One user wrote, “The big mistake most Nigerian startups make is getting funds at once. Funds should be raised but released by milestones.”
Another user @Laolu Afolabi, emphasized the importance of internal checks. He wrote, “Implementation of financial controls is fundamental. When founders have unsupervised access to assets, the potential for misconduct increases significantly.”
@BarristerOfo remarked that the Corporate Affairs Commission (CAC) has a far greater role to play in shaping the country’s business and organizational culture beyond merely processing company filings. According to him, every business requires a strong corporate structure and management system capable of withstanding internal conflicts, emphasizing that Nigeria’s corporate ecosystem needs greater resilience.

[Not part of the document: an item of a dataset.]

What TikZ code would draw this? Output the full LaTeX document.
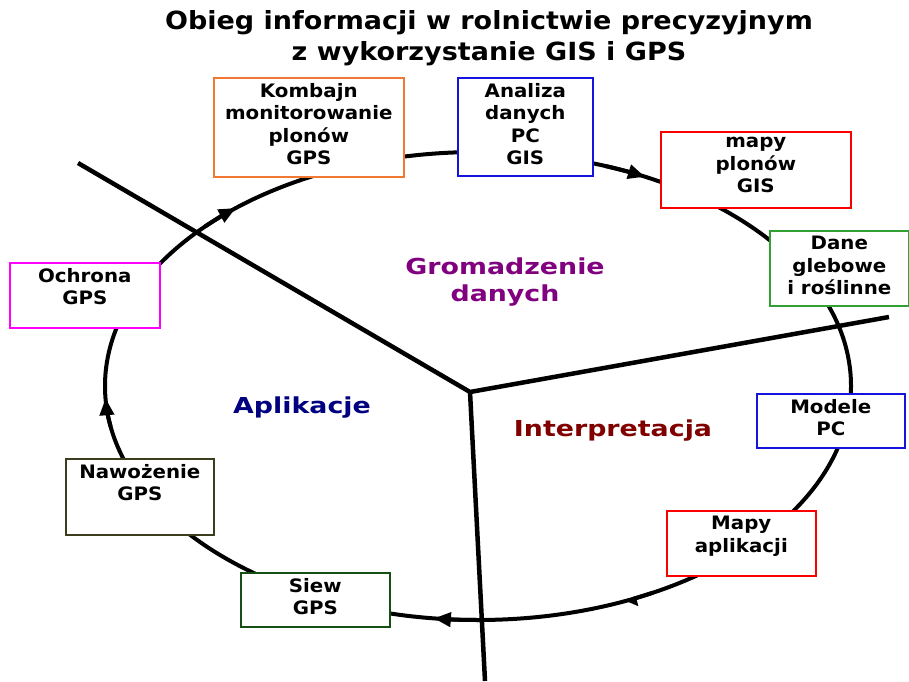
\documentclass[tikz,border=0pt]{standalone}
\usepackage{fontspec}
\usetikzlibrary{arrows.meta,calc}
\newfontfamily\tfont{DejaVu Sans}[FakeStretch=1.08]
\newfontfamily\bfont{DejaVu Sans}[FakeStretch=1.07]
\newfontfamily\lfont{DejaVu Sans}[FakeStretch=1.22]
\definecolor{cOrange}{RGB}{240,120,50}
\definecolor{cBlue}{RGB}{20,20,220}
\definecolor{cRed}{RGB}{250,0,0}
\definecolor{cGreen}{RGB}{50,160,50}
\definecolor{cDGreen}{RGB}{20,80,20}
\definecolor{cOlive}{RGB}{60,60,30}
\definecolor{cMag}{RGB}{255,0,255}
\definecolor{cPurple}{RGB}{128,0,128}
\definecolor{cNavy}{RGB}{0,0,128}
\definecolor{cMaroon}{RGB}{128,0,0}
\tikzset{
  boxst/.style={draw, fill=white, line width=1.6pt, anchor=north west, inner sep=0pt},
  boxtxt/.style={anchor=north, inner sep=0pt, align=center, font=\bfont\bfseries\fontsize{18.5}{22.5}\selectfont},
  ring/.style={line width=4pt},
  sep/.style={line width=4.5pt},
  arrowst/.style={line width=4pt, -{Triangle[length=17pt,width=14pt]}},
  lbl/.style={font=\lfont\bfseries\fontsize{22}{27}\selectfont, align=center},
}
\begin{document}
\begin{tikzpicture}[x=1pt,y=1pt]
\useasboundingbox (0,0) rectangle (909,681);
\fill[white] (0,0) rectangle (909,681);
% title
\node[font=\tfont\bfseries\fontsize{25}{31}\selectfont, align=center] (title) at (489,643)
  {Obieg informacji w rolnictwie precyzyjnym\\z wykorzystanie GIS i GPS};
% separating lines
\coordinate (hub) at (470,289);
\coordinate (endA) at (78,518);
\coordinate (endB) at (889,364);
\coordinate (endC) at (485,0);
\draw[sep] (endA) -- (hub) -- (endB);
\draw[sep] (hub) -- (endC);
% cycle
\coordinate (c) at (478,295);
\draw[ring] (c) ellipse [x radius=373, y radius=234];
% arrowheads (clockwise)
\draw[arrowst] ($(c)+(70:373 and 234)$) arc[start angle=70, end angle=63.4, x radius=373, y radius=234];
\draw[arrowst] ($(c)+(137:373 and 234)$) arc[start angle=137, end angle=130.5, x radius=373, y radius=234];
\draw[arrowst] ($(c)+(190:373 and 234)$) arc[start angle=190, end angle=183, x radius=373, y radius=234];
\draw[arrowst] ($(c)+(270:373 and 234)$) arc[start angle=270, end angle=263.2, x radius=373, y radius=234];
\draw[line width=4pt, -{Triangle[harpoon,length=11pt,width=16pt]}] ($(c)+(298:373 and 234)$) arc[start angle=298, end angle=293, x radius=373, y radius=234];
% labels
\node[lbl, text=cPurple] (gro) at (505,399) {Gromadzenie\\danych};
\node[lbl, text=cNavy] (apl) at (302,273) {Aplikacje};
\node[lbl, text=cMaroon] (int) at (613,250) {Interpretacja};
% boxes
\node[boxst, draw=cOrange, minimum width=190, minimum height=99] (b1) at (213,604) {};
\node[boxtxt] (t1) at ([yshift=-6]b1.north) {Kombajn\\monitorowanie\\plonów\\GPS};
\node[boxst, draw=cBlue, minimum width=135, minimum height=98] (b2) at (457,604) {};
\node[boxtxt] (t2) at ([yshift=-6]b2.north) {Analiza\\danych\\PC\\GIS};
\node[boxst, draw=cRed, minimum width=190, minimum height=76] (b3) at (660,550) {};
\node[boxtxt] (t3) at ([yshift=-6]b3.north) {mapy\\plonów\\GIS};
\node[boxst, draw=cGreen, minimum width=139, minimum height=75] (b4) at (769,451) {};
\node[boxtxt] (t4) at ([yshift=-6]b4.north) {Dane\\glebowe\\i roślinne};
\node[boxst, draw=cBlue, minimum width=148, minimum height=54] (b5) at (756,288) {};
\node[boxtxt] (t5) at ([yshift=-6]b5.north) {Modele\\PC};
\node[boxst, draw=cRed, minimum width=149, minimum height=65] (b6) at (666,171) {};
\node[boxtxt] (t6) at ([yshift=-6]b6.north) {Mapy\\aplikacji};
\node[boxst, draw=cDGreen, minimum width=149, minimum height=54] (b7) at (240,109) {};
\node[boxtxt] (t7) at ([yshift=-6]b7.north) {Siew\\GPS};
\node[boxst, draw=cOlive, minimum width=148, minimum height=76] (b8) at (65,223) {};
\node[boxtxt] (t8) at ([yshift=-6]b8.north) {Nawożenie\\GPS};
\node[boxst, draw=cMag, minimum width=150, minimum height=65] (b9) at (9,419) {};
\node[boxtxt] (t9) at ([yshift=-6]b9.north) {Ochrona\\GPS};
\end{tikzpicture}
\end{document}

Another user pointed out that investors often become blindsided after signing cheques, highlighting the need for stronger oversight and accountability within startups. The user revealed plans for a “startup conformity” framework, which would allow independent professionals to conduct statutory quarterly audits of startups on governance and compliance metrics, aimed at protecting investors and ensuring sustainable business practices.
Launched in 2021, Thepeer hoped to power infrastructure for mainly fintech businesses, from small to medium-sized. The fintech used its APIs to provide an alternative network where fintechs and businesses can embed different sets of products into their applications and websites for easy money movement by their customers.
In 2022, the startup claimed its monthly transaction volume had reached millions in dollars, with an average month-on-month (MoM) transaction growth of 161%. The company also had plans to expand to other African countries, including Kenya, South Africa, and Egypt.
The controversy around the startup’s demise underscores deeper issues in Nigeria’s startup ecosystem, from governance and transparency to the need for stronger investor protection and accountability frameworks.